Los taxis son negros, con el techo amarillo. Hay que sacar la mano si querés que el ómnibus se detenga en la parada. Si pasa, claro, porque puede que veas el mismo ómnibus tres veces en una hora y que el tuyo no haga acto de presencia.
Los uruguayos piropean con los ojos, porque apenas se entiende lo que dicen. Los mendigos utilizan también el lenguaje ocular (lo que sí se comprende es un lastimero señoraseñoraseñora). Cualquiera de los tipos que visten barba, abrigo gris y boina y cargan su mate podría ser el Oliveira de Rayuela, de Cortázar.
Los puestos invaden las aceras: garrapiñadas ("calentitas", la bolsa chica a diez pesos; la grande, a veinte), mate, relojes, prensa. El olor del caramelo serpentea entre los autos, que cruzan la calle cuando ellos quieren, porque los semáforos de Montevideo parecen ser un simple elemento ornamental.

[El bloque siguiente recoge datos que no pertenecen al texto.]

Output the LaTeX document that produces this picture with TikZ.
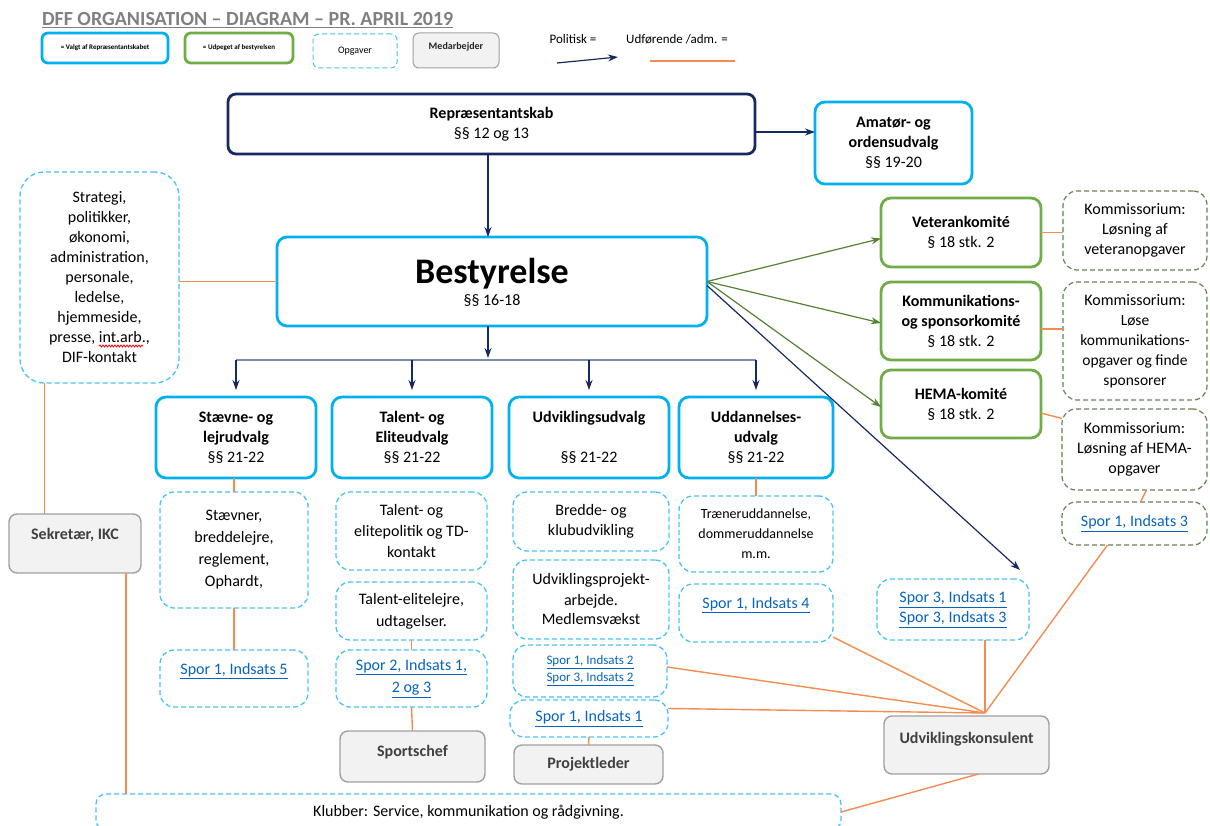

Vale la pena atravesar la avenida 18 de julio sin los cascos, para escuchar el dulse asento ("¡Pará, pará, pará, loco!"). Pero con banda sonora las cosas se ven distintas: las caras, las tiendas, los árboles en un contexto musical se envuelven en una danza de gente que llena las aceras y reparte panfletos y te desea, muy amable, "buen día, pasala bien".